Agronegócio X Agricultura Familiar
A Chapada do Apodi fica no Vale do Jaguaribe — mais precisamente, no Baixo Jaguaribe —, uma região que vem recebendo, desde os anos 90, recursos e investimentos do governo cearense para impulsionar o agronegócio.
Por estar sob o Rio Jaguaribe, o maior e mais importante rio do Ceará, empresas agrícolas se instalaram no local atraídas principalmente pela captação de água em detrimento das comunidades e dos ecossistemas locais – Vale do Jaguaribe é um dos principais polos da fruticultura irrigada do Brasil e, além de frutas, também produz algodão e soja.
Apesar do avanço do agronegócio, a Chapada do Apodi e todo o Vale do Jaguaribe são referências de resistência popular, abrigando mais de 24 mil assentamentos da agricultura familiar.
Mesmo convivendo com diversos problemas – conflitos por terra, escassez de água e uso intensivo de agrotóxicos –, as famílias agricultoras lutam por uma produção de alimentos mais justa e saudável, a exemplo do projeto “Meu Quintal em Sua Cesta”, da Comunidade que Sustenta Agricultura (CSA), que fortalece a agroecologia no Vale do Jaguaribe apoiando a produção e a comercialização de cultivos ecológicos.
Do local ao nacional
Desde 2009, a pulverização aérea é proibida na União Europeia devido ao seu potencial de “prejudicar significativamente a saúde humana e o ambiente”. O pior é que, além dos danos socioambientais, esse método nem é eficaz para a agricultura: 70% dos agrotóxicos aplicados por avião não atingem o alvo, aponta nota técnica da Fiocruz.
Fora que o Ceará, após a proibição, teve um aumento na produção e na comercialização de bananas, que até então eram as produções agrícolas que mais recorriam à chuva de veneno.
Agora,
a meta é aplicar esse triunfo do povo cearense para o resto do Brasil.

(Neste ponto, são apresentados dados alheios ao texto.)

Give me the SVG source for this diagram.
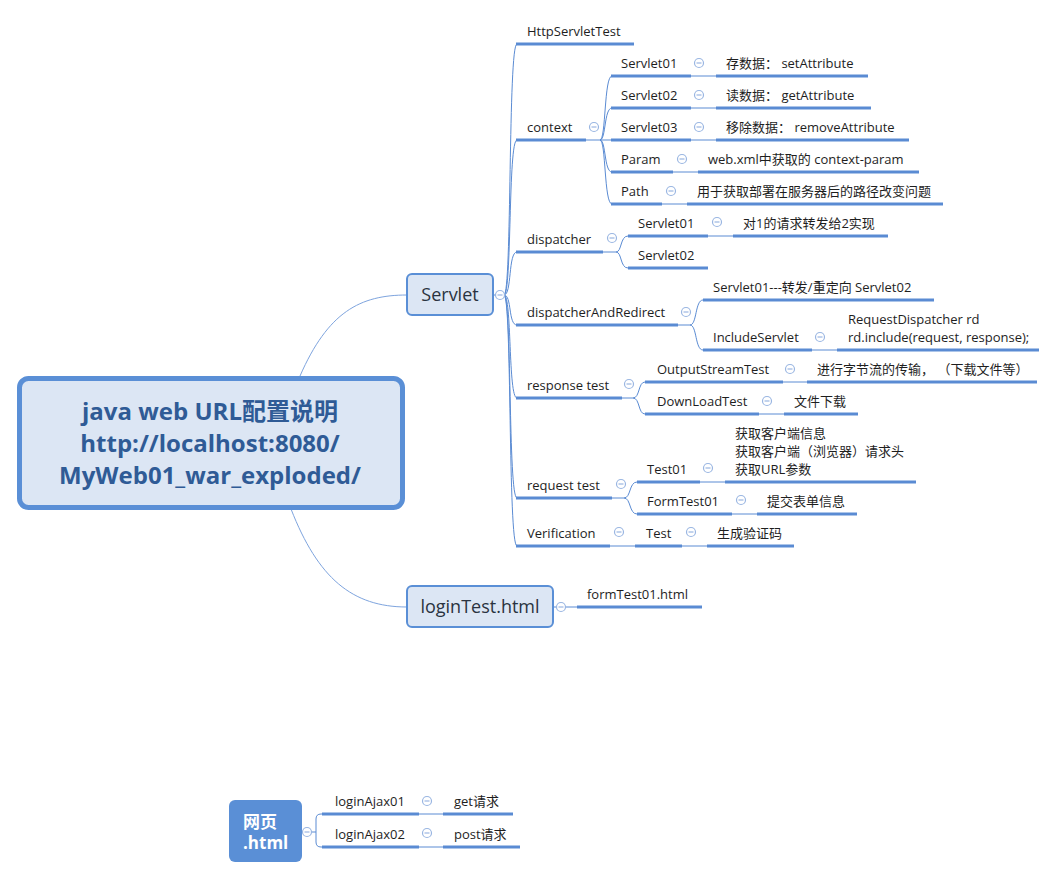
<svg xmlns="http://www.w3.org/2000/svg" width="1057" height="878" viewBox="0 0 1057 878">
<style>
text{font-family:"Open Sans","Noto Sans CJK SC",sans-serif;font-size:13px;fill:#1e1e1e}
.ul{stroke:#5a8bd3;stroke-width:3;fill:none}
.cn{stroke:#5a8bd3;stroke-width:1;fill:none}
.cc{stroke:#7ea4de;stroke-width:1;fill:none}
.tg circle{fill:#fff;stroke:#9ab6e2;stroke-width:1.2}
.tg line{stroke:#9ab6e2;stroke-width:1.2}
.box{fill:#dce6f4;stroke:#5a8fd6;stroke-width:2}
.big{font-size:18px;fill:#2a3340}
.root{font-size:24px;font-weight:bold;fill:#2f5b96}
</style>
<defs>
<g id="tog" class="tg"><circle cx="0" cy="0" r="4.5"/><line x1="-2.5" y1="0" x2="2.5" y2="0"/></g>
</defs>
<g id="connectors">
<path class="cc" d="M300,376 C328,312 360,295 407,295"/>
<path class="cc" d="M291,509 C318,578 352,607 407,607"/>
<path class="cn" d="M493,295 H504"/>
<path class="cn" d="M504,295 C512,295 508,44 517,44"/>
<path class="cn" d="M504,295 C512,295 508,140 517,140"/>
<path class="cn" d="M504,295 C512,295 508,252 517,252"/>
<path class="cn" d="M504,295 C512,295 508,325 517,325"/>
<path class="cn" d="M504,295 C512,295 508,398 517,398"/>
<path class="cn" d="M504,295 C512,295 508,498 517,498"/>
<path class="cn" d="M504,295 C512,295 508,546 517,546"/>
<path class="cn" d="M586,140 H600 C606,140 604,76 612,76"/>
<path class="cn" d="M600,140 C606,140 604,108 612,108"/>
<path class="cn" d="M600,140 H612"/>
<path class="cn" d="M600,140 C606,140 604,172 612,172"/>
<path class="cn" d="M600,140 C606,140 604,204 612,204"/>
<path class="cn" d="M691,76 H716 M691,108 H716 M691,140 H716 M673,172 H698 M662,204 H687"/>
<path class="cn" d="M603,252 H616 C622,252 620,236 628,236 M616,252 C622,252 620,268 628,268"/>
<path class="cn" d="M708,236 H733"/>
<path class="cn" d="M678,325 H690 C697,325 695,300 703,300 M690,325 C697,325 695,350 703,350"/>
<path class="cn" d="M812,350 H837"/>
<path class="cn" d="M622,398 H633 C640,398 638,382 645,382 M633,398 C640,398 638,414 645,414"/>
<path class="cn" d="M783,382 H807 M759,414 H784"/>
<path class="cn" d="M612,498 H624 C631,498 629,482 637,482 M624,498 C631,498 629,514 637,514"/>
<path class="cn" d="M700,482 H725 M732,514 H757"/>
<path class="cn" d="M610,546 H635 M682,546 H707"/>
<path class="cn" d="M553,607 H577"/>
<path class="cn" d="M302,832 H316 M324,814 H321 Q316,814 316,819 V842 Q316,847 321,847 H324"/>
<path class="cn" d="M419,814 H443 M419,847 H443"/>
</g>
<g id="root">
<rect x="19.5" y="378.5" width="383" height="129" rx="9" fill="#dce6f4" stroke="#5a8fd6" stroke-width="5"/>
<text class="root" x="210" y="420" text-anchor="middle">java web URL配置说明</text>
<text class="root" x="210" y="452" text-anchor="middle">http://localhost:8080/</text>
<text class="root" x="210" y="484" text-anchor="middle">MyWeb01_war_exploded/</text>
</g>
<g id="servlet">
<rect class="box" x="407" y="274" width="86" height="41" rx="5"/>
<text class="big" x="450" y="301" text-anchor="middle">Servlet</text>
<use href="#tog" x="500" y="295"/>
</g>
<g id="httpservlettest"><line class="ul" x1="516" y1="44" x2="634" y2="44"/><text x="527" y="36">HttpServletTest</text></g>
<g id="context"><line class="ul" x1="516" y1="140" x2="586" y2="140"/><text x="527" y="132">context</text><use href="#tog" x="594" y="127"/></g>
<g id="ctx-servlet01"><line class="ul" x1="611" y1="76" x2="691" y2="76"/><text x="621" y="68">Servlet01</text><use href="#tog" x="699" y="63"/></g>
<g id="ctx-servlet01-leaf"><line class="ul" x1="716" y1="76" x2="868" y2="76"/><text x="726" y="68">存数据： setAttribute</text></g>
<g id="ctx-servlet02"><line class="ul" x1="611" y1="108" x2="691" y2="108"/><text x="621" y="100">Servlet02</text><use href="#tog" x="699" y="95"/></g>
<g id="ctx-servlet02-leaf"><line class="ul" x1="716" y1="108" x2="871" y2="108"/><text x="726" y="100">读数据： getAttribute</text></g>
<g id="ctx-servlet03"><line class="ul" x1="611" y1="140" x2="691" y2="140"/><text x="621" y="132">Servlet03</text><use href="#tog" x="699" y="127"/></g>
<g id="ctx-servlet03-leaf"><line class="ul" x1="716" y1="140" x2="909" y2="140"/><text x="726" y="132">移除数据： removeAttribute</text></g>
<g id="ctx-param"><line class="ul" x1="611" y1="172" x2="673" y2="172"/><text x="621" y="164">Param</text><use href="#tog" x="682" y="159"/></g>
<g id="ctx-param-leaf"><line class="ul" x1="698" y1="172" x2="919" y2="172"/><text x="708" y="164">web.xml中获取的 context-param</text></g>
<g id="ctx-path"><line class="ul" x1="611" y1="204" x2="662" y2="204"/><text x="621" y="196">Path</text><use href="#tog" x="671" y="191"/></g>
<g id="ctx-path-leaf"><line class="ul" x1="687" y1="204" x2="943" y2="204"/><text x="697" y="196">用于获取部署在服务器后的路径改变问题</text></g>
<g id="dispatcher"><line class="ul" x1="516" y1="252" x2="603" y2="252"/><text x="527" y="244">dispatcher</text><use href="#tog" x="612" y="238"/></g>
<g id="disp-servlet01"><line class="ul" x1="628" y1="236" x2="708" y2="236"/><text x="638" y="228">Servlet01</text><use href="#tog" x="717" y="222"/></g>
<g id="disp-servlet01-leaf"><line class="ul" x1="733" y1="236" x2="888" y2="236"/><text x="743" y="228">对1的请求转发给2实现</text></g>
<g id="disp-servlet02"><line class="ul" x1="628" y1="268" x2="708" y2="268"/><text x="638" y="260">Servlet02</text></g>
<g id="dispatcherandredirect"><line class="ul" x1="516" y1="325" x2="678" y2="325"/><text x="527" y="317">dispatcherAndRedirect</text><use href="#tog" x="686" y="312"/></g>
<g id="dar-forward"><line class="ul" x1="703" y1="300" x2="934" y2="300"/><text x="713" y="292">Servlet01---转发/重定向 Servlet02</text></g>
<g id="dar-include"><line class="ul" x1="703" y1="350" x2="812" y2="350"/><text x="713" y="342">IncludeServlet</text><use href="#tog" x="820" y="337"/></g>
<g id="dar-include-leaf"><line class="ul" x1="837" y1="350" x2="1039" y2="350"/><text x="848" y="324">RequestDispatcher rd</text><text x="848" y="342">rd.include(request, response);</text></g>
<g id="responsetest"><line class="ul" x1="516" y1="398" x2="622" y2="398"/><text x="527" y="390">response test</text><use href="#tog" x="629" y="384"/></g>
<g id="outputstreamtest"><line class="ul" x1="645" y1="382" x2="783" y2="382"/><text x="657" y="374">OutputStreamTest</text><use href="#tog" x="790" y="369"/></g>
<g id="outputstreamtest-leaf"><line class="ul" x1="807" y1="382" x2="1037" y2="382"/><text x="817" y="374">进行字节流的传输， （下载文件等）</text></g>
<g id="downloadtest"><line class="ul" x1="645" y1="414" x2="759" y2="414"/><text x="657" y="406">DownLoadTest</text><use href="#tog" x="767" y="401"/></g>
<g id="downloadtest-leaf"><line class="ul" x1="784" y1="414" x2="858" y2="414"/><text x="794" y="406">文件下载</text></g>
<g id="requesttest"><line class="ul" x1="516" y1="498" x2="612" y2="498"/><text x="527" y="490">request test</text><use href="#tog" x="621" y="484"/></g>
<g id="test01"><line class="ul" x1="637" y1="482" x2="700" y2="482"/><text x="647" y="474">Test01</text><use href="#tog" x="708" y="468"/></g>
<g id="test01-leaf"><line class="ul" x1="725" y1="482" x2="916" y2="482"/><text x="735" y="438">获取客户端信息</text><text x="735" y="456">获取客户端（浏览器）请求头</text><text x="735" y="474">获取URL参数</text></g>
<g id="formtest01"><line class="ul" x1="637" y1="514" x2="732" y2="514"/><text x="647" y="506">FormTest01</text><use href="#tog" x="741" y="500"/></g>
<g id="formtest01-leaf"><line class="ul" x1="757" y1="514" x2="857" y2="514"/><text x="767" y="506">提交表单信息</text></g>
<g id="verification"><line class="ul" x1="516" y1="546" x2="610" y2="546"/><text x="527" y="538">Verification</text><use href="#tog" x="619" y="532"/></g>
<g id="verification-test"><line class="ul" x1="635" y1="546" x2="682" y2="546"/><text x="646" y="538">Test</text><use href="#tog" x="691" y="532"/></g>
<g id="verification-test-leaf"><line class="ul" x1="707" y1="546" x2="794" y2="546"/><text x="717" y="538">生成验证码</text></g>
<g id="logintest">
<rect class="box" x="407" y="586" width="146" height="41" rx="5"/>
<text class="big" x="480" y="613" text-anchor="middle">loginTest.html</text>
<use href="#tog" x="561" y="607"/>
</g>
<g id="formtest01html"><line class="ul" x1="577" y1="607" x2="702" y2="607"/><text x="587" y="599">formTest01.html</text></g>
<g id="wangye">
<rect x="229" y="800" width="73" height="62" rx="6" fill="#5a8fd6"/>
<text x="243" y="828" style="font-size:17px;font-weight:bold;fill:#fff">网页</text>
<text x="243" y="849" style="font-size:17px;font-weight:bold;fill:#fff">.html</text>
<use href="#tog" x="307" y="832"/>
</g>
<g id="loginajax01"><line class="ul" x1="322" y1="814" x2="419" y2="814"/><text x="335" y="806">loginAjax01</text><use href="#tog" x="427" y="801"/></g>
<g id="loginajax01-leaf"><line class="ul" x1="443" y1="814" x2="513" y2="814"/><text x="454" y="806">get请求</text></g>
<g id="loginajax02"><line class="ul" x1="322" y1="847" x2="419" y2="847"/><text x="335" y="839">loginAjax02</text><use href="#tog" x="427" y="833"/></g>
<g id="loginajax02-leaf"><line class="ul" x1="443" y1="847" x2="520" y2="847"/><text x="454" y="839">post请求</text></g>
</svg>
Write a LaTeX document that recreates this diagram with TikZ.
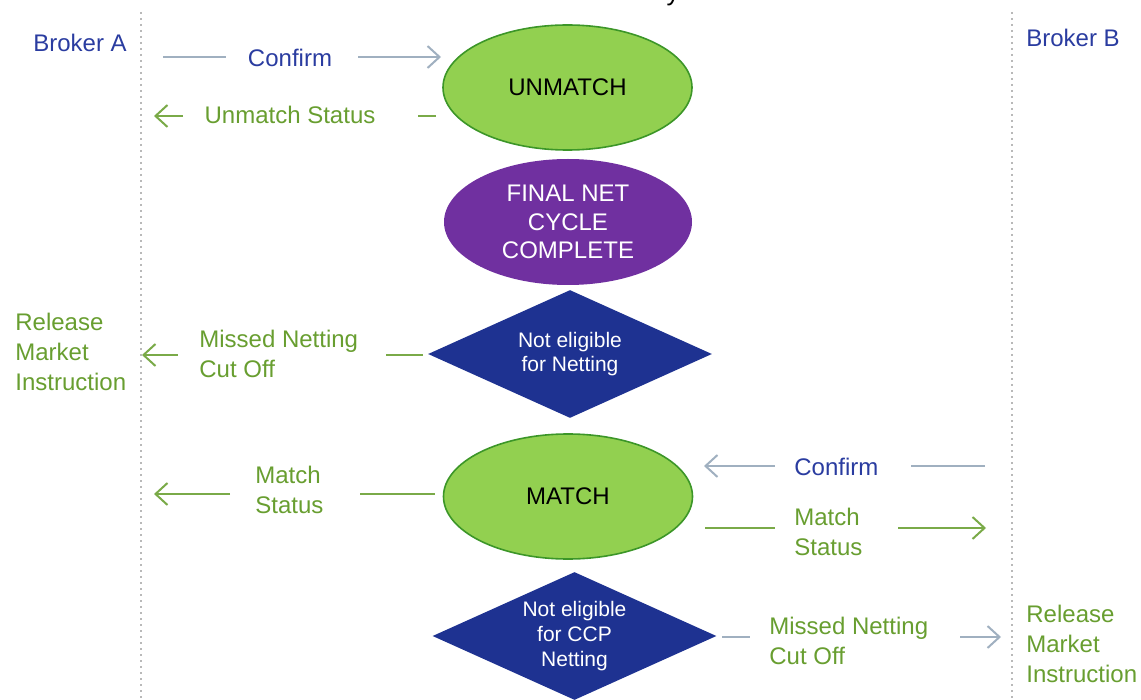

Segundo levantamento da Repórter Brasil e Agência Pública, mais 10 estados
podem adotar mesma norma, pois já possuem projetos de lei (PLs) em
tramitação: Maranhão, Mato Grosso, Minas Gerais, Paraíba, Pará, Paraná,
Pernambuco, Piauí, Rio de Janeiro e São Paulo.
“Que a lei Zé Maria seja de todo o país, quiçá de toda América Latina“, aspira Reinaldo Ferreira e também todas as pessoas que lutam por uma alimentação e uma agricultura saudável.